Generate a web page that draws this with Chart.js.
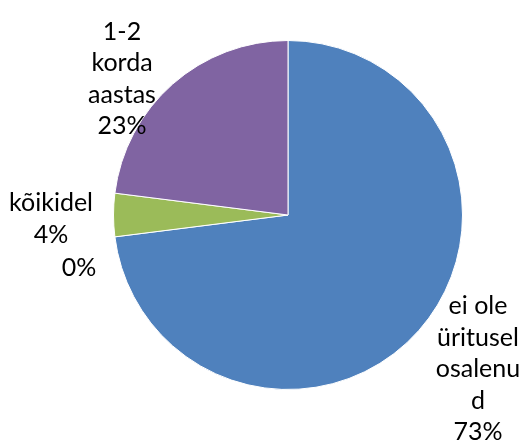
<!DOCTYPE html>
<html>
<head>
<meta charset="utf-8">
<script src="https://cdn.jsdelivr.net/npm/chart.js@4.4.1/dist/chart.umd.min.js"></script>
<style>
  html, body { margin: 0; padding: 0; background: #fff; }
  canvas { display: block; }
</style>
</head>
<body>
<canvas id="pie" width="523" height="444"></canvas>
<script>
// slice names, already broken into the lines they are printed on
const categories = [
  ['ei ole', 'üritusel', 'osalenu', 'd'],
  [''],
  ['kõikidel'],
  ['1-2', 'korda', 'aastas']
];
const shares = [73, 0, 4, 23];
const sliceColors = ['#4F81BD', '#C0504D', '#9BBB59', '#8064A2'];

// where each label block sits, relative to the pie centre (px)
const labelOffsets = [[190, 154], [-209, 53], [-237, 4], [-166, -136]];

const LINE_H = 31.5;

// draws the multi-line "name + percent" labels outside the slices
const outsideLabels = {
  id: 'outsideLabels',
  afterDatasetsDraw(chart) {
    const ctx = chart.ctx;
    const arcs = chart.getDatasetMeta(0).data;
    ctx.save();
    ctx.font = '25px Lato, "Open Sans", sans-serif';
    ctx.fillStyle = '#000';
    ctx.textAlign = 'center';
    ctx.textBaseline = 'middle';
    arcs.forEach((arc, i) => {
      const lines = categories[i].filter(s => s !== '').concat([shares[i] + '%']);
      const cx = arc.x + labelOffsets[i][0];
      const cy = arc.y + labelOffsets[i][1];
      const top = cy - (lines.length - 1) * LINE_H / 2;
      lines.forEach((t, j) => ctx.fillText(t, cx, top + j * LINE_H));
    });
    ctx.restore();
  }
};

new Chart(document.getElementById('pie'), {
  type: 'pie',
  data: {
    labels: categories.map(l => l.join(' ')),
    datasets: [{
      data: shares,
      backgroundColor: sliceColors,
      borderColor: '#fff',
      borderWidth: 1
    }]
  },
  options: {
    responsive: false,
    animation: false,
    layout: { padding: { left: 113, right: 60, top: 40, bottom: 54 } },
    plugins: {
      legend: { display: false },
      tooltip: { enabled: false }
    }
  },
  plugins: [outsideLabels]
});
</script>
</body>
</html>
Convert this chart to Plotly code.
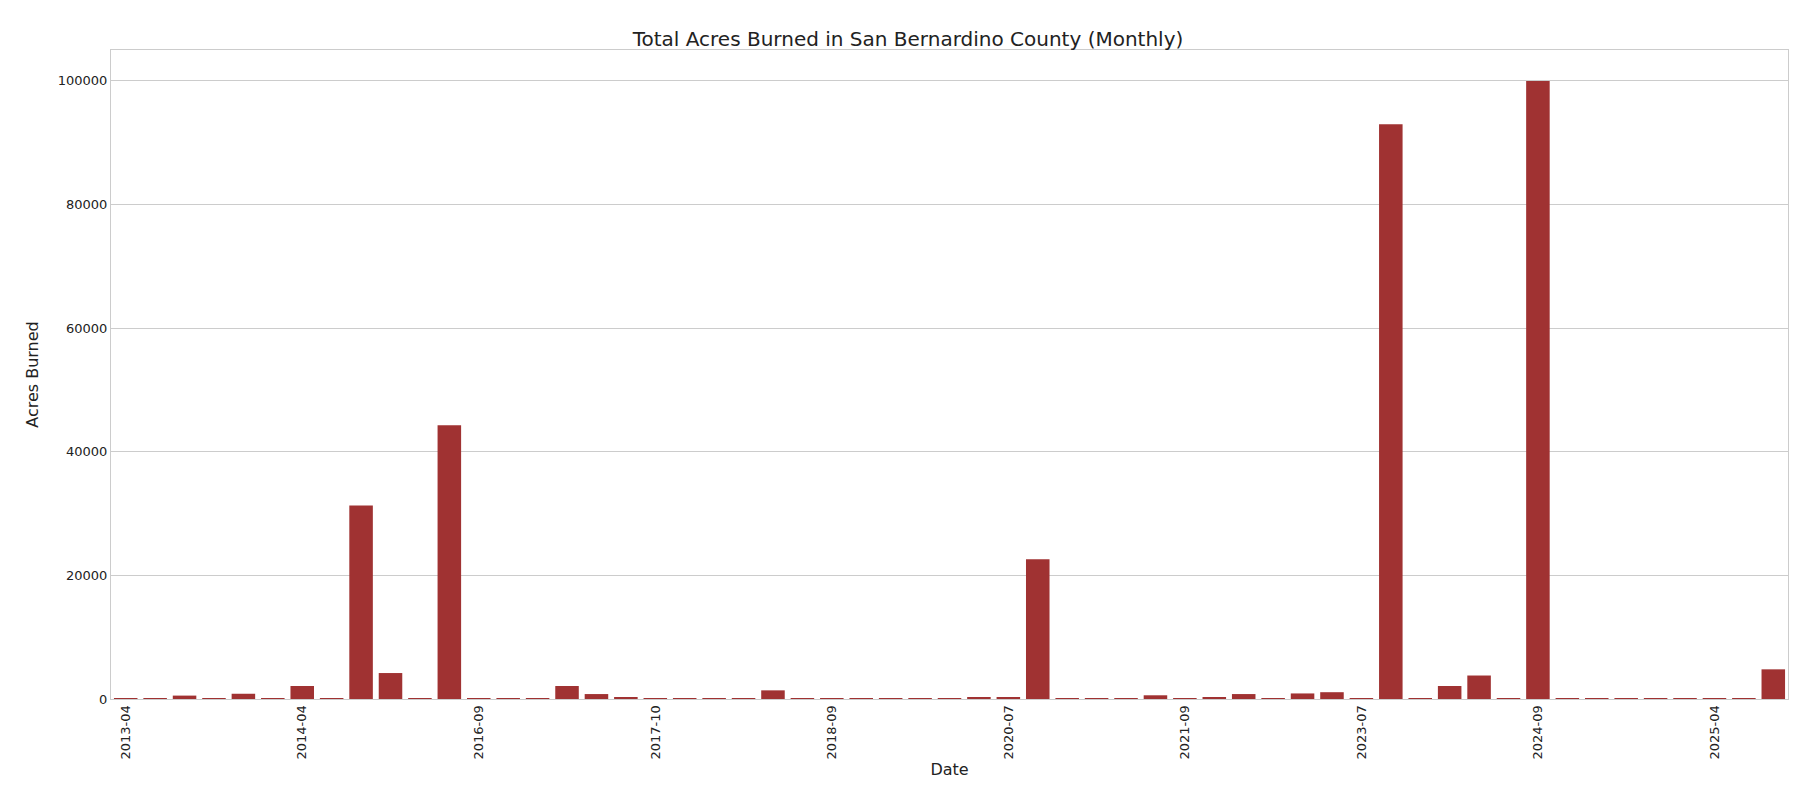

Goal –
Transcribe the listing in full. Omit the pictures and keep every line exact.

Task result –
Generate a web page that draws this with Chart.js.
<!DOCTYPE html>
<html>
<head>
<meta charset="utf-8">
<script src="https://cdn.jsdelivr.net/npm/chart.js@4.4.1/dist/chart.umd.min.js"></script>
<style>
  html, body { margin: 0; padding: 0; background: #fff; }
  canvas { display: block; }
</style>
</head>
<body>
<canvas id="pie" width="523" height="444"></canvas>
<script>
// slice names, already broken into the lines they are printed on
const categories = [
  ['ei ole', 'üritusel', 'osalenu', 'd'],
  [''],
  ['kõikidel'],
  ['1-2', 'korda', 'aastas']
];
const shares = [73, 0, 4, 23];
const sliceColors = ['#4F81BD', '#C0504D', '#9BBB59', '#8064A2'];

// where each label block sits, relative to the pie centre (px)
const labelOffsets = [[190, 154], [-209, 53], [-237, 4], [-166, -136]];

const LINE_H = 31.5;

// draws the multi-line "name + percent" labels outside the slices
const outsideLabels = {
  id: 'outsideLabels',
  afterDatasetsDraw(chart) {
    const ctx = chart.ctx;
    const arcs = chart.getDatasetMeta(0).data;
    ctx.save();
    ctx.font = '25px Lato, "Open Sans", sans-serif';
    ctx.fillStyle = '#000';
    ctx.textAlign = 'center';
    ctx.textBaseline = 'middle';
    arcs.forEach((arc, i) => {
      const lines = categories[i].filter(s => s !== '').concat([shares[i] + '%']);
      const cx = arc.x + labelOffsets[i][0];
      const cy = arc.y + labelOffsets[i][1];
      const top = cy - (lines.length - 1) * LINE_H / 2;
      lines.forEach((t, j) => ctx.fillText(t, cx, top + j * LINE_H));
    });
    ctx.restore();
  }
};

new Chart(document.getElementById('pie'), {
  type: 'pie',
  data: {
    labels: categories.map(l => l.join(' ')),
    datasets: [{
      data: shares,
      backgroundColor: sliceColors,
      borderColor: '#fff',
      borderWidth: 1
    }]
  },
  options: {
    responsive: false,
    animation: false,
    layout: { padding: { left: 113, right: 60, top: 40, bottom: 54 } },
    plugins: {
      legend: { display: false },
      tooltip: { enabled: false }
    }
  },
  plugins: [outsideLabels]
});
</script>
</body>
</html>
Convert this chart to Plotly code.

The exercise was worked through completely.